Naturalmente conosciamo la storia di Giovanni, il suo eloquente conflitto con Erode e la sua fine. Tuttavia, nel Vangelo di San Marco non se ne fa menzione. Dopo la presentazione della predicazione di Giovanni e dopo un breve resoconto del battesimo di Cristo a Joran, improvvisamente c’è questo accenno all’arresto. Non viene spiegato chi ha effettuato questo arresto e perché lo ha fatto. Tuttavia, cade un’ombra sulla narrazione fino a quel momento, tanto più significativa perché poi leggiamo informazioni sulle azioni del Signore Gesù. Come se nulla fosse accaduto. E qui tocchiamo l’essenza drammatica del messaggio: qui, con un profeta arrestato, un secondo – indicato e annunciato dal primo, tra l’altro – inizia ad agire, come se nulla fosse accaduto. A poco a poco, oltre a proclamare il suo impegnativo messaggio, recluta i suoi discepoli – e lo fa in modo efficace. Si rendono conto di ciò che stanno facendo e dei rischi che comportano? E Gesù stesso ne è consapevole? Certamente, così come è consapevole della sua missione. Conosce fin troppo bene il destino di Giovanni.

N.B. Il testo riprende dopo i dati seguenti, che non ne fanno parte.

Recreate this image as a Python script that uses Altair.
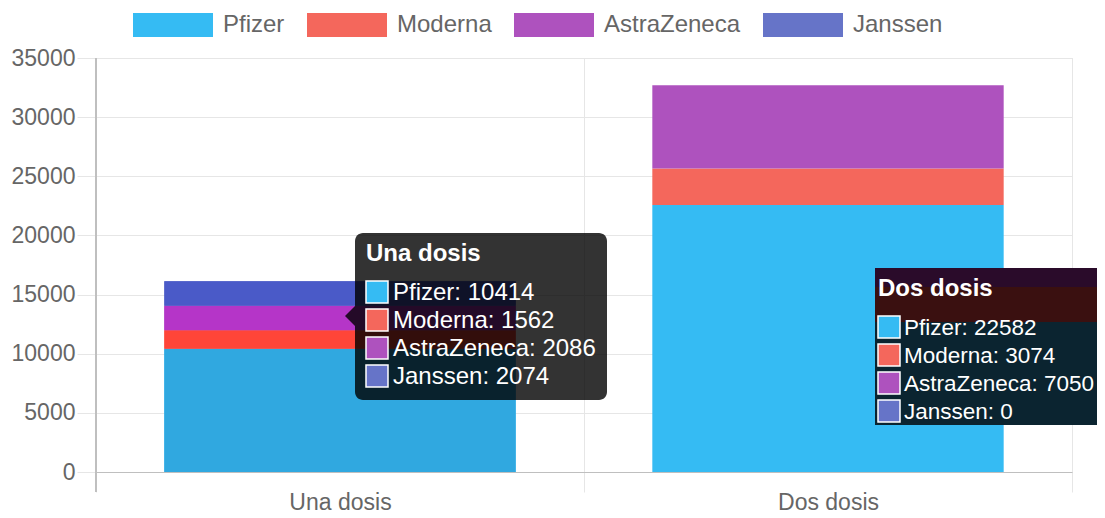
import altair as alt
import pandas as pd

# ---------------- data ----------------
categories = ["Una dosis", "Dos dosis"]
vaccines = ["Pfizer", "Moderna", "AstraZeneca", "Janssen"]
pfizer = [10414, 22582]
moderna = [1562, 3074]
astrazeneca = [2086, 7050]
janssen = [2074, 0]
colors = ["#35bbf3", "#f4675c", "#ae52be", "#6674c8"]
hover_colors = ["#30a8e0", "#ff4538", "#b535c8", "#4a5ac8"]
hovered = "Una dosis"
y_ticks = [0, 5000, 10000, 15000, 20000, 25000, 30000, 35000]

series = {"Pfizer": pfizer, "Moderna": moderna, "AstraZeneca": astrazeneca, "Janssen": janssen}

rows = []
for ci, cat in enumerate(categories):
    for vi, v in enumerate(vaccines):
        rows.append(dict(cat=cat, vac=v, val=series[v][ci], order=vi,
                         color=colors[vi], hover=hover_colors[vi]))
bars_df = pd.DataFrame(rows)

# ---------------- layout / style ----------------
W, H = 976, 414
FONT = "Liberation Sans"
GRID = "#e6e6e6"
ZERO = "#bfbfbf"
TXT = "#666666"

xscale = alt.Scale(domain=categories, paddingInner=0, paddingOuter=0)
yscale = alt.Scale(domain=[0, 35000], nice=False)

x_axis = alt.Axis(title=None, labelAngle=0, tickBand="extent", grid=True, gridColor=GRID,
                  tickColor=GRID, tickSize=20, domainColor=ZERO, labelFontSize=23,
                  labelColor=TXT, labelFont=FONT, labelPadding=-1)
y_axis = alt.Axis(title=None, values=y_ticks, format="d", grid=True, gridColor=GRID,
                  tickColor=GRID, tickSize=19, domainColor=ZERO, labelFontSize=23,
                  labelColor=TXT, labelFont=FONT, labelPadding=2)

legend = alt.Legend(title=None, orient="none", legendX=37, legendY=-73, direction="horizontal",
                    symbolType="M-1,-0.3H1V0.3H-1Z", symbolSize=6400, symbolStrokeWidth=0,
                    symbolOpacity=1, labelFontSize=24, labelColor=TXT, labelFont=FONT,
                    labelOffset=10, columnPadding=22, padding=0)

order = alt.Order("order:Q", sort="ascending")
x_enc = alt.X("cat:N", sort=categories, scale=xscale, axis=x_axis)
y_enc = alt.Y("val:Q", stack="zero", scale=yscale, axis=y_axis)

bars = alt.Chart(bars_df).mark_bar(width=alt.RelativeBandSize(0.72)).encode(
    x=x_enc, y=y_enc,
    color=alt.Color("vac:N", scale=alt.Scale(domain=vaccines, range=colors), legend=legend),
    order=order,
)

hover_bars = alt.Chart(bars_df).transform_filter(alt.datum.cat == hovered).mark_bar(
    width=alt.RelativeBandSize(0.72)).encode(
    x=x_enc, y=y_enc,
    color=alt.Color("hover:N", scale=None),
    order=order,
)

bar_layer = alt.layer(bars, hover_bars)

left_line = alt.Chart(bars_df).mark_rule(color=ZERO, strokeWidth=1).encode(
    x=alt.value(0), y=alt.value(0), y2=alt.value(H + 20))

# ---------------- tooltips ----------------
# (category, left, top, width, height, inner x padding, item font size, text gap)
tt_specs = [("Una dosis", 259, 175, 252, 167, 11, 24, 27),
            ("Dos dosis", 779, 210, 240, 157, 3, 22.5, 26)]
title_rows, item_rows, box_rows = [], [], []
for cat, x0, y0, w, h, px, fs, gap in tt_specs:
    ci = categories.index(cat)
    title_rows.append(dict(px=x0 + px, py=y0 + 21, label=cat))
    for vi, v in enumerate(vaccines):
        cy = y0 + 59 + 28 * vi
        item_rows.append(dict(px=x0 + px + gap, py=cy + 1, fs=fs,
                              label=f"{v}: {series[v][ci]}"))
        box_rows.append(dict(x=x0 + px, x2=x0 + px + 22, y=cy - 11, y2=cy + 11, color=colors[vi]))

titles_df = pd.DataFrame(title_rows)
items_df = pd.DataFrame(item_rows)
boxes_df = pd.DataFrame(box_rows)

x0, y0, w, h = tt_specs[0][1:5]
tt1_bg = alt.Chart(pd.DataFrame([dict(x=x0, x2=x0 + w, y=y0, y2=y0 + h)])).mark_rect(
    color="#000000", opacity=0.8, cornerRadius=8).encode(
    x=alt.X("x:Q", scale=None), x2="x2:Q", y=alt.Y("y:Q", scale=None), y2="y2:Q")
tt1_caret = alt.Chart(pd.DataFrame([dict(x=x0 - 10, y=y0 + 83)])).mark_point(
    shape="M1,-1L0,0L1,1Z", size=400, filled=True, color="#000000", opacity=0.8,
    strokeWidth=0).encode(x=alt.X("x:Q", scale=None), y=alt.Y("y:Q", scale=None))

x0, y0, w, h = tt_specs[1][1:5]
band_df = pd.DataFrame([
    dict(x=x0, x2=x0 + w, y=y0, y2=y0 + 19, fill="#2a0b2a"),
    dict(x=x0, x2=x0 + w, y=y0 + 19, y2=y0 + 54, fill="#3a1010"),
    dict(x=x0, x2=x0 + w, y=y0 + 54, y2=y0 + h, fill="#0b2430"),
])
tt2_bg = alt.Chart(band_df).mark_rect().encode(
    x=alt.X("x:Q", scale=None), x2="x2:Q", y=alt.Y("y:Q", scale=None), y2="y2:Q",
    color=alt.Color("fill:N", scale=None))

tt_boxes = alt.Chart(boxes_df).mark_rect(stroke="#ffffff", strokeWidth=1.5).encode(
    x=alt.X("x:Q", scale=None), x2="x2:Q", y=alt.Y("y:Q", scale=None), y2="y2:Q",
    color=alt.Color("color:N", scale=None))

tt_titles = alt.Chart(titles_df).mark_text(
    align="left", baseline="middle", font=FONT, fontSize=24, fontWeight="bold",
    color="#ffffff").encode(x=alt.X("px:Q", scale=None), y=alt.Y("py:Q", scale=None),
                            text="label:N")
tt_items = alt.Chart(items_df).mark_text(
    align="left", baseline="middle", font=FONT, color="#ffffff").encode(
    x=alt.X("px:Q", scale=None), y=alt.Y("py:Q", scale=None), text="label:N",
    size=alt.Size("fs:Q", scale=None, legend=None))

overlay = alt.layer(left_line, tt1_bg, tt1_caret, tt2_bg, tt_boxes, tt_titles, tt_items)

chart = alt.layer(bar_layer, overlay).resolve_scale(
    x="independent", y="independent", color="independent"
).properties(
    width=W, height=H,
    autosize=alt.AutoSizeParams(type="none"),
    padding={"left": 88, "top": 50, "right": 25, "bottom": 44},
).configure_view(stroke=None).configure(background="white")

chart.save("out.html", embed_options={"renderer": "svg", "actions": False})
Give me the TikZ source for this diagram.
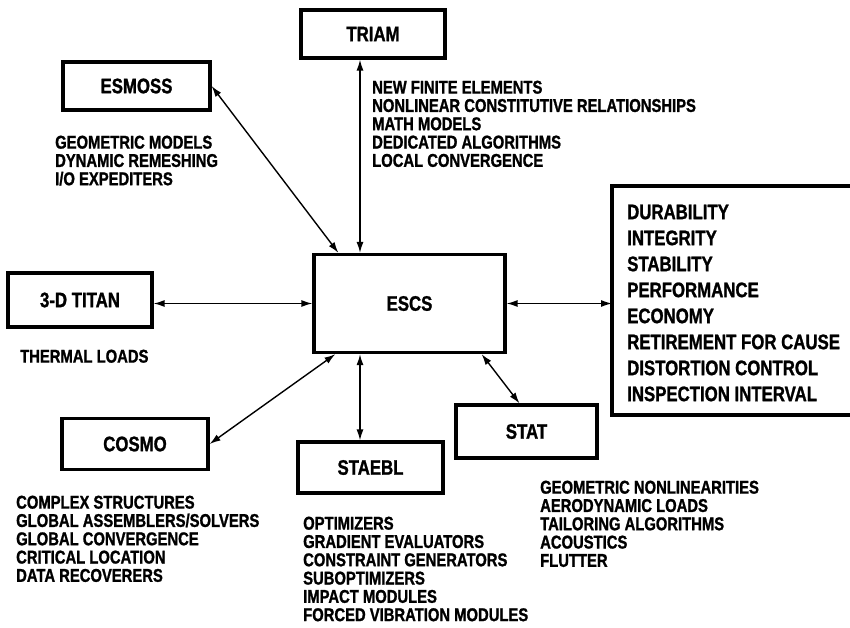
\documentclass[tikz,border=0pt]{standalone}
\usepackage{fontspec}
\newfontfamily\condfont{Liberation Sans}[FakeStretch=0.8, BoldFeatures={FakeBold=1.2}]
\usetikzlibrary{arrows.meta}

\begin{document}
\begin{tikzpicture}[x=1pt, y=-1pt,
    box/.style={draw, line width=3.2pt, inner sep=0pt,
        font=\condfont\bfseries\fontsize{21}{21}\selectfont},
    items/.style={anchor=north west, align=left, inner sep=0pt,
        font=\condfont\bfseries\fontsize{18.5}{18.3}\selectfont},
    link/.style={{Latex[length=11pt,width=7pt]}-{Latex[length=11pt,width=7pt]}, line width=1.4pt}]

    \useasboundingbox (0,0) rectangle (850,628);

    % Programmi (riquadri)
    \node[box, minimum width=191, minimum height=98] (escs) at (409.5,303.5) {ESCS};
    \node[box, minimum width=144, minimum height=48] (triam) at (373,34) {TRIAM};
    \node[box, minimum width=147, minimum height=48] (esmoss) at (136.5,86) {ESMOSS};
    \node[box, minimum width=144, minimum height=54] (titan) at (80,300) {3-D TITAN};
    \node[box, minimum width=146, minimum height=51] (cosmo) at (135,444) {COSMO};
    \node[box, minimum width=145, minimum height=51] (staebl) at (370.5,467.5) {STAEBL};
    \node[box, minimum width=141, minimum height=53] (stat) at (526.5,431.5) {STAT};

    % Elenchi
    \node[items] (esmosslist) at (55,135.5) {GEOMETRIC MODELS\\DYNAMIC REMESHING\\I/O EXPEDITERS};
    \node[items] (triamlist) at (372,80.5) {NEW FINITE ELEMENTS\\NONLINEAR CONSTITUTIVE RELATIONSHIPS\\MATH MODELS\\DEDICATED ALGORITHMS\\LOCAL CONVERGENCE};
    \node[items] (titanlist) at (20,349.5) {THERMAL LOADS};
    \node[items] (cosmolist) at (16,495.5) {COMPLEX STRUCTURES\\GLOBAL ASSEMBLERS/SOLVERS\\GLOBAL CONVERGENCE\\CRITICAL LOCATION\\DATA RECOVERERS};
    \node[items] (staebllist) at (303,516.5) {OPTIMIZERS\\GRADIENT EVALUATORS\\CONSTRAINT GENERATORS\\SUBOPTIMIZERS\\IMPACT MODULES\\FORCED VIBRATION MODULES};
    \node[items] (statlist) at (540,480.5) {GEOMETRIC NONLINEARITIES\\AERODYNAMIC LOADS\\TAILORING ALGORITHMS\\ACOUSTICS\\FLUTTER};

    % Riquadro aperto a destra
    \coordinate (ftl) at (612,186);
    \coordinate (fbl) at (612,415);
    \draw[line width=3.2pt] (850,186) -- (ftl) -- (fbl) -- (850,415);
    \node[items, font=\condfont\bfseries\fontsize{21}{26}\selectfont] (goals) at (627,204.5)
        {DURABILITY\\INTEGRITY\\STABILITY\\PERFORMANCE\\ECONOMY\\RETIREMENT FOR CAUSE\\DISTORTION CONTROL\\INSPECTION INTERVAL};

    % Collegamenti
    \draw[link] (esmoss.east) -- ([xshift=26pt]escs.north west);
    \draw[link] ([xshift=-13pt]triam.south) -- ([xshift=-13pt]triam.south |- escs.north);
    \draw[link] (escs.west -| titan.east) -- (escs.west);
    \draw[link] (escs.east) -- (escs.east -| ftl);
    \draw[link] (cosmo.east) -- ([xshift=23pt]escs.south west);
    \draw[link] ([xshift=-10.5pt]staebl.north) -- ([xshift=-10.5pt]staebl.north |- escs.south);
    \draw[link] ([xshift=-7pt]stat.north) -- ([xshift=-25pt]escs.south east);

\end{tikzpicture}
\end{document}
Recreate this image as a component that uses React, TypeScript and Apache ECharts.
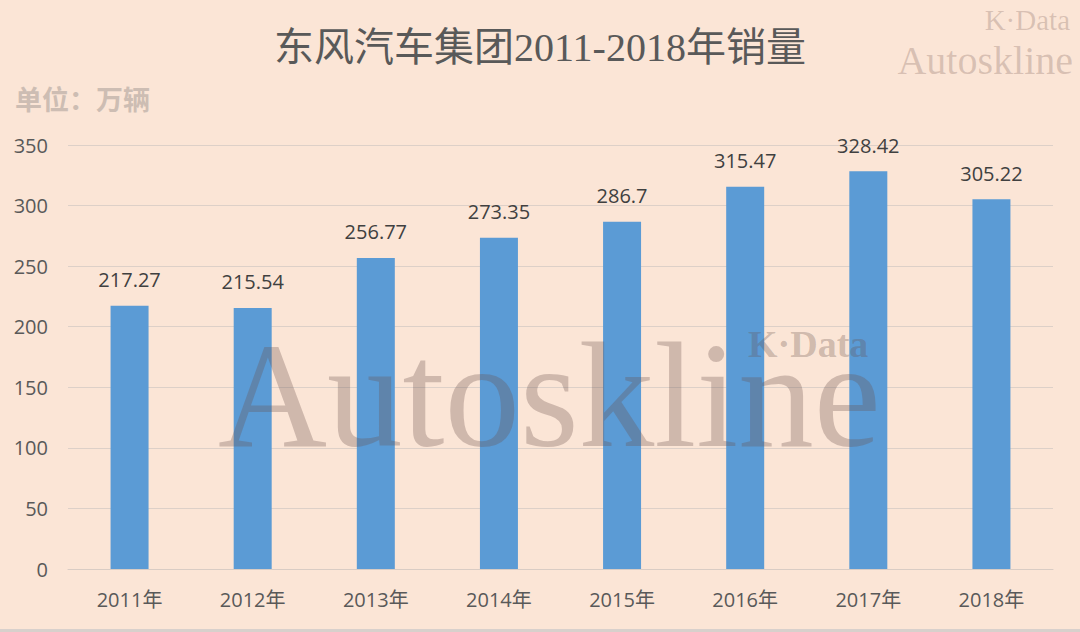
import React, { useEffect, useRef } from "react";
import * as echarts from "echarts";

const categories = ["2011年", "2012年", "2013年", "2014年", "2015年", "2016年", "2017年", "2018年"];
const sales = [217.27, 215.54, 256.77, 273.35, 286.7, 315.47, 328.42, 305.22];
const titleText = "东风汽车集团2011-2018年销量";
const unitText = "单位：万辆";

export default function App() {
  const ref = useRef<HTMLDivElement>(null);
  useEffect(() => {
    document.body.style.margin = "0";
    const chart = echarts.init(ref.current!, null, { renderer: "svg" });
    const wm = "rgba(105,80,75,0.3)";
    chart.setOption({
      animation: false,
      backgroundColor: "#FBE5D6",
      title: {
        text: titleText,
        left: "center",
        top: 22,
        textStyle: {
          fontFamily: "'Liberation Serif', 'Noto Sans CJK SC', serif",
          fontSize: 40,
          fontWeight: "normal",
          color: "#595959",
        },
      },
      grid: { left: 68, right: 27, top: 145, bottom: 63, containLabel: false },
      xAxis: {
        type: "category",
        data: categories,
        axisLine: { show: true, lineStyle: { color: "#D9CCC4", width: 1 } },
        axisTick: { show: false },
        axisLabel: {
          color: "#595959",
          fontSize: 20,
          margin: 20,
          fontFamily: "'Open Sans', 'Noto Sans CJK SC', sans-serif",
        },
      },
      yAxis: {
        type: "value",
        min: 0,
        max: 350,
        interval: 50,
        axisLine: { show: false },
        axisTick: { show: false },
        splitLine: { lineStyle: { color: "#DDD0C8", width: 1 } },
        axisLabel: {
          color: "#595959",
          fontSize: 20,
          margin: 20,
          fontFamily: "'Open Sans', sans-serif",
        },
      },
      series: [
        {
          type: "bar",
          data: sales,
          barWidth: 38,
          itemStyle: { color: "#5B9BD5" },
          label: {
            show: true,
            position: "top",
            distance: 16,
            color: "#404040",
            fontSize: 20,
            fontFamily: "'Open Sans', sans-serif",
          },
        },
      ],
      graphic: [
        {
          type: "text",
          x: 15,
          y: 98,
          z: 100,
          style: {
            text: unitText,
            fill: "#CDBDB3",
            font: "bold 27px 'Noto Sans CJK SC', sans-serif",
            verticalAlign: "middle",
          },
        },
        {
          type: "text",
          x: 1070,
          y: 20,
          z: 100,
          style: {
            text: "K·Data",
            fill: "rgba(130,100,90,0.28)",
            font: "29px 'Liberation Serif', serif",
            align: "right",
            verticalAlign: "middle",
          },
        },
        {
          type: "text",
          x: 1073,
          y: 60,
          z: 100,
          style: {
            text: "Autoskline",
            fill: "rgba(130,100,90,0.28)",
            font: "40px 'Liberation Serif', serif",
            align: "right",
            verticalAlign: "middle",
          },
        },
        {
          type: "text",
          x: 218,
          y: 395,
          z: 100,
          style: {
            text: "Autoskline",
            fill: wm,
            font: "151px 'Liberation Serif', serif",
            align: "left",
            verticalAlign: "middle",
          },
        },
        {
          type: "text",
          x: 748,
          y: 344,
          z: 100,
          style: {
            text: "K·Data",
            fill: wm,
            font: "bold 38px 'Liberation Serif', serif",
            align: "left",
            verticalAlign: "middle",
          },
        },
        {
          type: "rect",
          shape: { x: 0, y: 629, width: 1080, height: 3 },
          z: 100,
          style: { fill: "#D8D0CC" },
        },
      ],
    });
    return () => chart.dispose();
  }, []);
  return <div ref={ref} style={{ width: 1080, height: 632 }} />;
}
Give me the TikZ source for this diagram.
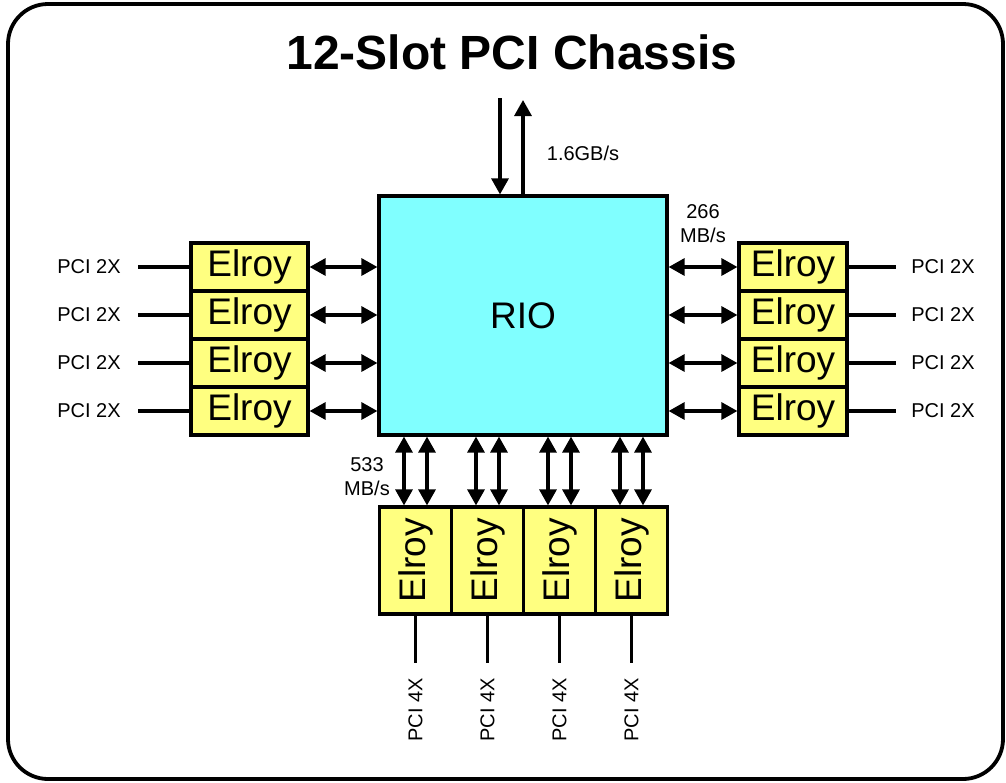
\documentclass[tikz,border=0pt]{standalone}
\usepackage{fontspec}
\setmainfont{Liberation Sans}
\usetikzlibrary{arrows.meta}
\definecolor{riocyan}{HTML}{80FFFF}
\definecolor{elroyyellow}{HTML}{FFFF80}
\tikzset{
  box/.style={draw=black, line width=3.2pt, inner sep=0pt, font=\fontsize{37}{40}\selectfont},
  elroyh/.style={box, fill=elroyyellow, minimum height=48pt},
  elroyv/.style={box, fill=elroyyellow, minimum width=72pt, minimum height=107pt},
  lbl/.style={inner sep=0pt, font=\fontsize{20}{24}\selectfont, align=center},
  wire/.style={line width=3.2pt},
  tip/.style={},
  biarrow/.style={line width=3.2pt, {Triangle[length=16pt,width=17pt]}-{Triangle[length=16pt,width=17pt]}},
  uniarrow/.style={line width=3.2pt, -{Triangle[length=16pt,width=17pt]}},
}
\begin{document}
\begin{tikzpicture}[x=1pt,y=-1pt]
\useasboundingbox (0,0) rectangle (1006,782);
\draw[line width=3.8pt, rounded corners=40pt] (8,4) rectangle (1003,779);
\node[font=\fontsize{48}{52}\selectfont\bfseries, inner sep=0pt] (title) at (512,52) {12-Slot PCI Chassis};

% RIO
\node[box, fill=riocyan, minimum width=288pt, minimum height=239pt] (RIO) at (523,315.5) {RIO};

% left / right Elroys
\foreach \i/\y in {1/267,2/315,3/363,4/411}{
  \node[elroyh, minimum width=117pt] (L\i) at (249.5,\y) {Elroy};
  \node[elroyh, minimum width=108pt] (R\i) at (793,\y) {Elroy};
  \coordinate (lw\i) at (138,\y);
  \coordinate (rw\i) at (896,\y);
  \node[lbl] (lt\i) at (89,\y) {PCI 2X};
  \node[lbl] (rt\i) at (943,\y) {PCI 2X};
  \draw[biarrow] (L\i.east) -- (L\i.east -| RIO.west);
  \draw[biarrow] (RIO.east |- R\i.west) -- (R\i.west);
  \draw[wire] (lw\i) -- (L\i.west);
  \draw[wire] (R\i.east) -- (rw\i);
}

% bottom Elroys
\foreach \i/\x in {1/415.5,2/487.5,3/559.5,4/631.5}{
  \node[elroyv] (B\i) at (\x,560.5) {};
  \node[font=\fontsize{37}{40}\selectfont, rotate=90, inner sep=0pt] (Bt\i) at (B\i.center) {Elroy};
  \draw[biarrow] ([xshift=-11.5pt]B\i.north |- RIO.south) -- ([xshift=-11.5pt]B\i.north);
  \draw[biarrow] ([xshift=11.5pt]B\i.north |- RIO.south) -- ([xshift=11.5pt]B\i.north);
  \coordinate (bw\i) at (\x,663);
  \draw[wire] (B\i.south) -- (bw\i);
  \node[lbl, rotate=90] (bt\i) at (\x,710) {PCI 4X};
}

% top arrows
\coordinate (tin) at (500,98);
\coordinate (tout) at (523,100);
\draw[uniarrow] (tin) -- (tin |- RIO.north);
\draw[uniarrow] (tout |- RIO.north) -- (tout);
\node[lbl] (gb) at (583,153) {1.6GB/s};

\node[lbl] (l266) at (703,224) {266\\MB/s};
\node[lbl] (l533) at (367,477) {533\\MB/s};
\end{tikzpicture}
\end{document}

Sa che Giovanni è imprigionato e che subirà la morte per la verità, cioè per Gesù. Inoltre, sa anche cosa accadrà ai discepoli appena chiamati: la stessa sorte di Giovanni: l’arresto e poi la morte. Eppure, nonostante tutto questo, agisce. Sa che deve agire. È venuto per questo. Deve essere determinato e implacabile proprio di fronte al male che si cela dietro l’incarcerazione di Giovanni e che alla fine metterà lui – e gli apostoli che ha chiamato – in prigione e infine lo ucciderà.

Questa stessa, drammatica determinazione di fronte al male, con l’esposizione di sé e degli altri, è l’unico modo per resistere alla fine al male. È il cammino della salvezza. Il vecchio Simeone non ha forse definito il Signore Gesù “un segno a cui si opporranno”? E il Signore Gesù stesso non ha forse annunciato difficoltà e persecuzioni per coloro che lo avrebbero seguito? Eppure, Egli chiama tutti. Proprio su questo cammino. Perché Lui sa che questo è l’unico modo per resistere al male: con la forza della sua croce e della sua risurrezione.

A maggior ragione, quindi, non lasciamoci terrorizzare dal male. Quanto più terribile sembra, tanto più siamo determinati a seguire il Salvatore. Anche se dovesse costarci tutto. Ne va del destino del mondo.